It should come as no surprise that when my father somehow came into possession of an old German moped, I very quickly opted to ride it to and from school. It mattered not that I wasn't old enough to have a license; nobody actually sold mopeds in our area back in 1980, and nobody, including the cops, knew what the laws governing them were. In fact, when I was 15, I was pulled over by a cop who proceeded to give me the third degree for driving without a helmet on a stretch of road that had 2 lanes and a divider.
Anyway, the moped didn't live long, and we got a Honda "motor driven cycle" to replace it. This one had a bit more pep - downhill, and with the wind at my back, I got that thing up to 28mph.
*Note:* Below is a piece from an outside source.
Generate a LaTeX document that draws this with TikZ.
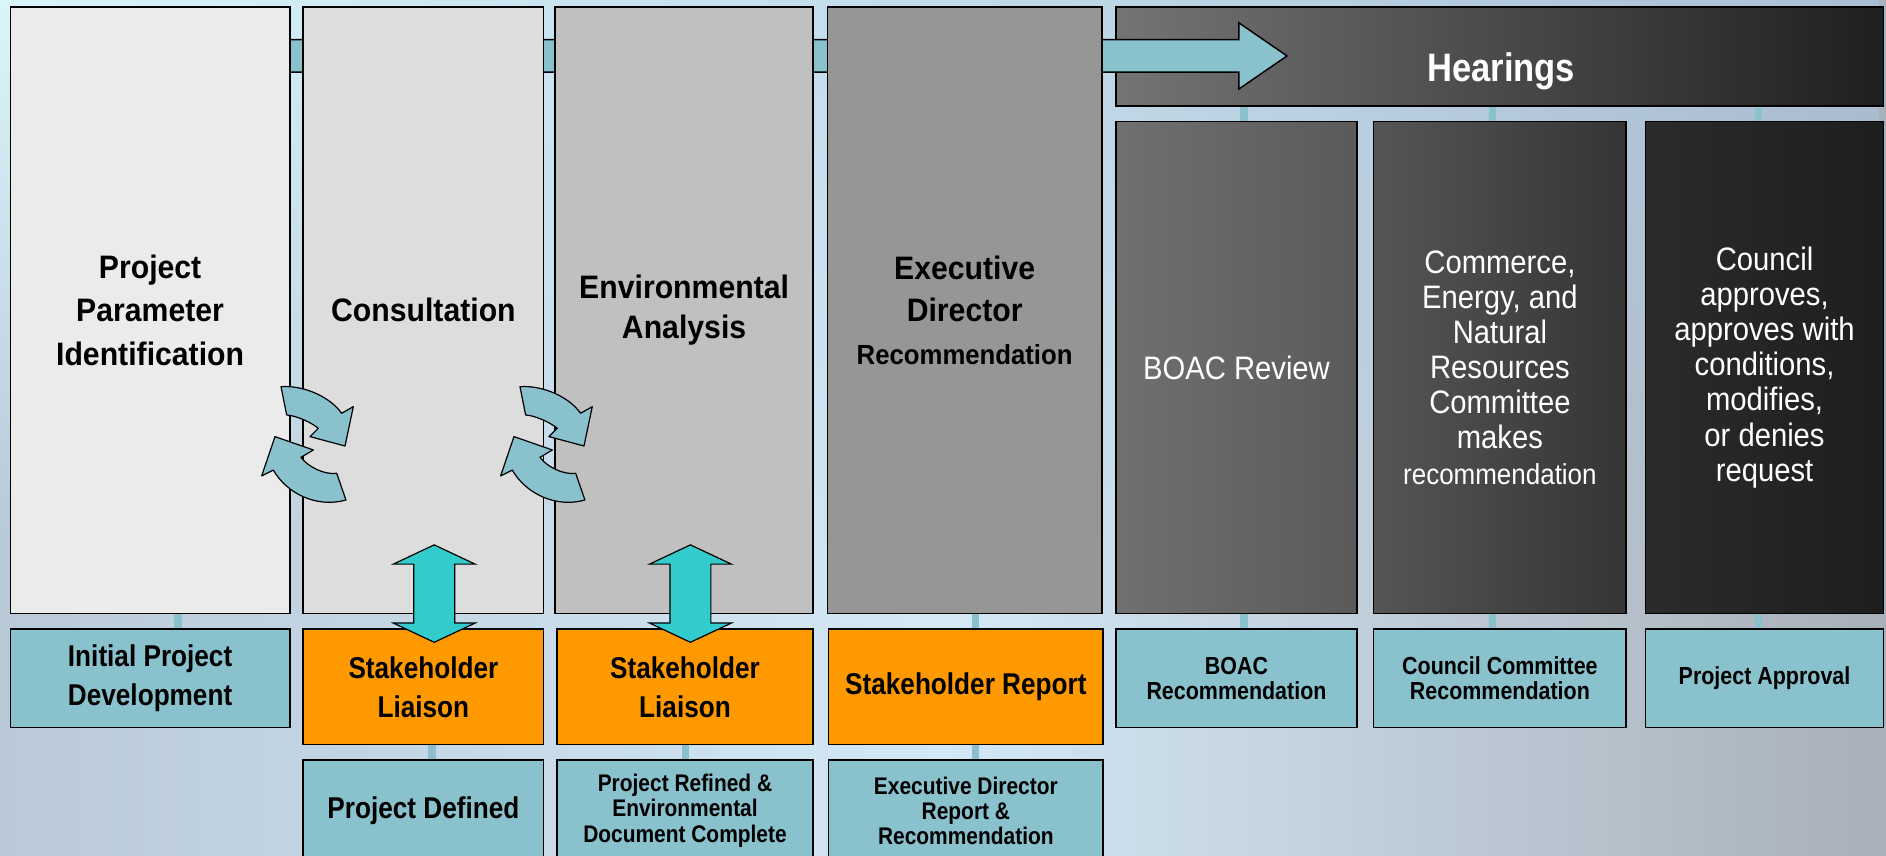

So I'm on my way home from school one day, and I'm waiting for the light at High and Rosedale, by the West Chester State College sign, when the air around me starts to vibrate with a deep, throaty rumble. This long, low Harley pulls up next to me. It's a beautiful chopper, with the front wheel stretched way out front. The guy riding it has old, patched jeans and a leather vest with all kinds of stuff on it. His sleeves are torn out, showing full sleeves of demons and naked women inked into his skin. His beard goes to his waist. So does his hair. He's wearing a little yarmulke of a helmet - a scoffing nod to the law.
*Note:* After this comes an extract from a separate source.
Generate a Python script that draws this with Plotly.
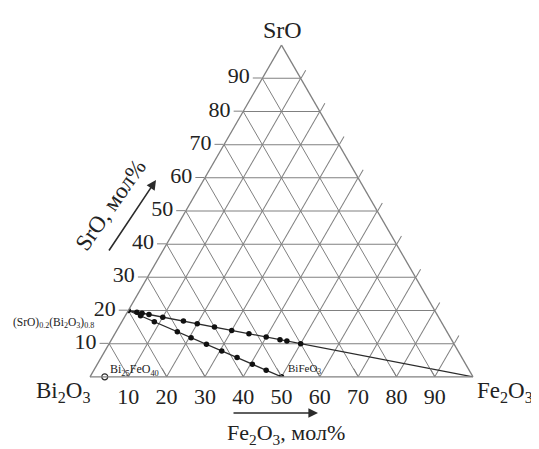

He pulls up next to me, close enough to touch, and he slowly revs his engine up until it's deafening, lets it ease back to idle. Only then does he turn his head to look at me.
His voice is whiskey and tobacco, as low and gravelly as his bike. "Wanna race?"
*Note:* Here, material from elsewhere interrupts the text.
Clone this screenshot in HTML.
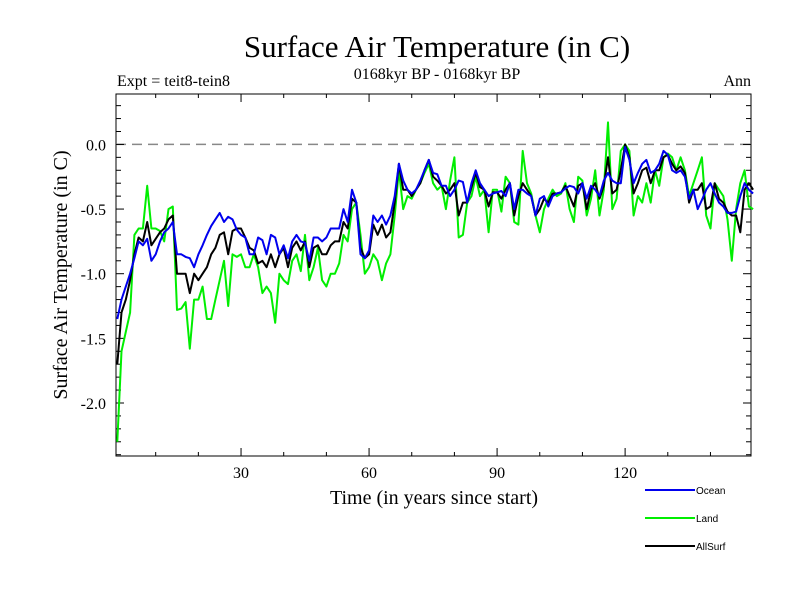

I rev the engine of my Honda. It sounds like a weed-whacker. "I'd love to, but I don't want to embarrass you."
He makes a noise that could have been interpreted as a laugh. Or anger. I hope for the best.
The light changes. He is a pinprick far down the road before my bike gets up enough steam to even start moving. I blame my World Cultures teacher -- all those research books in my backpack weighed me down.